In the book’s introduction, Joseph Cullon describes
the rich and colorful geographic tapestry created by the Blackstone
River as it winds its way 46 miles from Worcester to Pawtucket. He explains how the waters from over 500
square miles of Massachusetts and Rhode Island contribute to the river’s
strength as it drops 438 feet along its way south. His essay and others in
the book are accompanied by intriguing full-page maps and photographs of
the restored mills as they stand today.
Some of the most interesting illustrations in this
fascinating book are of town maps of Whitinsville, Mendon, Worcester and
others. There are many diagrams and drawings of the mills
themselves. Dozens of photographs taken in the 19th and 20th centuries
accompany the essays and many of them depict scenes of the
mills as they stand today – restored as homes and offices.
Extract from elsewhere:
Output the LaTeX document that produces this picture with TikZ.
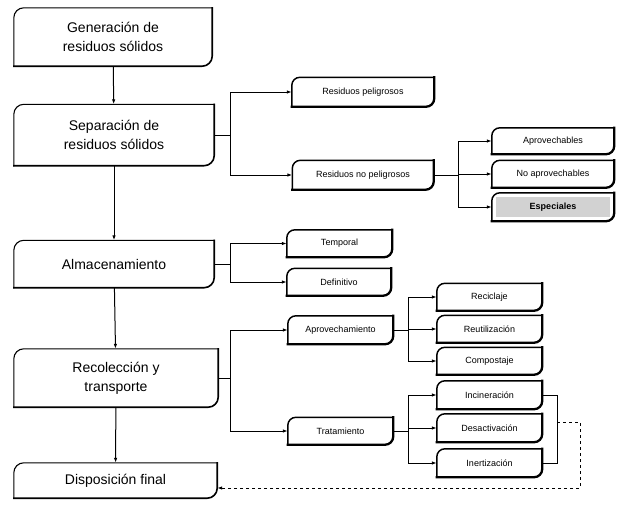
\documentclass[tikz,border=0pt]{standalone}
\usepackage{fontspec}
\setmainfont{Liberation Sans}
\usetikzlibrary{arrows.meta,calc}
\newcommand{\myoutline}[4]{% name, width top-left, width bottom-right, radius (number, y grows downward)
  \draw[line width=#2,line cap=rect,line join=round] (#1.south west) -- ($(#1.north west)+(0,#4)$)
     .. controls ($(#1.north west)+(0,{0.45*#4})$) and ($(#1.north west)+({0.45*#4},0)$) .. ($(#1.north west)+(#4,0)$) -- (#1.north east);
  \draw[line width=#3,line cap=rect,line join=round] (#1.north east) -- ($(#1.south east)+(0,-#4)$)
     .. controls ($(#1.south east)+(0,{-0.45*#4})$) and ($(#1.south east)+({-0.45*#4},0)$) .. ($(#1.south east)+(-#4,0)$) -- (#1.south west);}
\begin{document}
\begin{tikzpicture}[x=1pt,y=-1pt,
  mainbox/.style={inner sep=0pt,align=center,font=\fontsize{14}{19}\selectfont},
  leafbox/.style={inner sep=0pt,align=center,font=\fontsize{9}{11}\selectfont},
  conn/.style={line width=1pt},
  arr/.style={line width=1pt,-{Latex[length=5pt,width=3.5pt]}},
  dconn/.style={line width=1pt,dash pattern=on 3pt off 3pt,-{Latex[length=5pt,width=3.5pt]}}]
\useasboundingbox (0,0) rectangle (618,509);
% main column
\node[mainbox,minimum width=198pt,minimum height=58pt] (gen) at (113,37) {Generación de\\residuos sólidos};
\node[mainbox,minimum width=200pt,minimum height=61pt] (sep) at (114,135) {Separación de\\residuos sólidos};
\node[mainbox,minimum width=200pt,minimum height=47pt] (alm) at (114,264) {Almacenamiento};
\node[mainbox,minimum width=204pt,minimum height=58pt] (rec) at (116,378) {Recolección y\\transporte};
\node[mainbox,minimum width=203pt,minimum height=35pt] (disp) at (115.5,480.5) {Disposición final};
\foreach \n in {gen,sep,alm,rec,disp} {\myoutline{\n}{1.1pt}{1.6pt}{10}}
% level 2
\node[leafbox,minimum width=142pt,minimum height=29pt] (rp) at (363,92) {Residuos peligrosos};
\node[leafbox,minimum width=141pt,minimum height=29pt] (rnp) at (363,175) {Residuos no peligrosos};
\node[leafbox,minimum width=105pt,minimum height=27pt] (tmp) at (339.5,243.5) {Temporal};
\node[leafbox,minimum width=104pt,minimum height=27pt] (dfn) at (339,282) {Definitivo};
\node[leafbox,minimum width=105pt,minimum height=28pt] (apr) at (340.5,330) {Aprovechamiento};
\node[leafbox,minimum width=105pt,minimum height=27pt] (tra) at (340.5,431) {Tratamiento};
% level 3
\fill[gray!35] (492+4,207-14+4) rectangle (614-4,207+14-4);
\node[leafbox,minimum width=122pt,minimum height=26pt] (apv) at (553,141) {Aprovechables};
\node[leafbox,minimum width=122pt,minimum height=27pt] (nap) at (553,174) {No aprovechables};
\node[leafbox,minimum width=122pt,minimum height=28pt,font=\fontsize{9}{11}\selectfont\bfseries] (esp) at (553,207) {Especiales};
\node[leafbox,minimum width=105pt,minimum height=27pt] (rcj) at (489.5,297) {Reciclaje};
\node[leafbox,minimum width=105pt,minimum height=27pt] (reu) at (489.5,329) {Reutilización};
\node[leafbox,minimum width=105pt,minimum height=27pt] (com) at (489.5,361) {Compostaje};
\node[leafbox,minimum width=105pt,minimum height=28pt] (inc) at (489.5,395) {Incineración};
\node[leafbox,minimum width=105pt,minimum height=28pt] (des) at (489.5,428) {Desactivación};
\node[leafbox,minimum width=105pt,minimum height=28pt] (ine) at (489.5,463) {Inertización};
\foreach \n in {rp,rnp,tmp,dfn,apr,tra,apv,nap,esp,rcj,reu,com,inc,des,ine} {\myoutline{\n}{1.5pt}{2.3pt}{8}}
% main arrows
\draw[arr] (gen) -- (sep);
\draw[arr] (sep) -- (alm);
\draw[arr] (alm) -- (rec);
\draw[arr] (rec) -- (disp);
% junction coordinates
\coordinate (jA) at (230,0);
\coordinate (jB) at (458,0);
\coordinate (jC) at (408,0);
\coordinate (jD) at (557,0);
% separacion
\draw[conn] (sep.east) -- (sep.east -| jA);
\draw[conn] (jA |- rp.west) -- (jA |- rnp.west);
\draw[arr] (jA |- rp.west) -- (rp.west);
\draw[arr] (jA |- rnp.west) -- (rnp.west);
% no peligrosos
\draw[conn] (rnp.east) -- (rnp.east -| jB);
\draw[conn] (jB |- apv.west) -- (jB |- esp.west);
\draw[arr] (jB |- apv.west) -- (apv.west);
\draw[arr] (jB |- nap.west) -- (nap.west);
\draw[arr] (jB |- esp.west) -- (esp.west);
% almacenamiento
\draw[conn] (alm.east) -- (alm.east -| jA);
\draw[conn] (jA |- tmp.west) -- (jA |- dfn.west);
\draw[arr] (jA |- tmp.west) -- (tmp.west);
\draw[arr] (jA |- dfn.west) -- (dfn.west);
% recoleccion
\draw[conn] (rec.east) -- (rec.east -| jA);
\draw[conn] (jA |- apr.west) -- (jA |- tra.west);
\draw[arr] (jA |- apr.west) -- (apr.west);
\draw[arr] (jA |- tra.west) -- (tra.west);
% aprovechamiento
\draw[conn] (apr.east) -- (apr.east -| jC);
\draw[conn] (jC |- rcj.west) -- (jC |- com.west);
\draw[arr] (jC |- rcj.west) -- (rcj.west);
\draw[arr] (jC |- reu.west) -- (reu.west);
\draw[arr] (jC |- com.west) -- (com.west);
% tratamiento
\draw[conn] (tra.east) -- (tra.east -| jC);
\draw[conn] (jC |- inc.west) -- (jC |- ine.west);
\draw[arr] (jC |- inc.west) -- (inc.west);
\draw[arr] (jC |- des.west) -- (des.west);
\draw[arr] (jC |- ine.west) -- (ine.west);
% right bracket and dashed return
\draw[conn] (inc.east) -| (jD |- ine.east) -- (ine.east);
\coordinate (dS) at (557,422);
\coordinate (dT) at (580,488);
\draw[dconn] (dS) -| (dT) -- (dT -| disp.east);
\end{tikzpicture}
\end{document}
The pattern of New England industry – beseeching
families to send their sons and daughters to work in the factories providing
textiles to the world – began right here just west of Norwood and Norfolk
County. A short drive past route 495 brings us to towns where many of these
mills sit empty – or are restored or repurposed. A trip to some of the Blackstone River Valley
National Heritage Corridor historical sites is a must with out-of-town
visitors. One of the best ways to travel it is on the paved bike trails –
a 48-mile Blackstone River Bikeway with sections completed in Rhode Island
along the Blackstone Canal. The Rhode Island Historical Society has restored
the Slater Mill in Pawtucket and opens the Museum of Work and Culture in
Woonsocket daily throughout the year.
For further reading about New England mill life, one
of the best chronicles of the history of the New England factories is “The
Belles of New England: The Women of the Textile Mills and the Families Whose
Wealth They Wove” (2002) by William Moran.
“Loom and Spindle: Or Life Amongst the Early Mill Girls” by Harriet H.
Robinson has been republished by Applewood Books. Robinson describes her life as a mill girl in
Lowell, Massachusetts. An interesting thesis of Robinson’s book is that the
factory girls gave rise to a population of more cultured, sophisticated,
independent and educated New England women.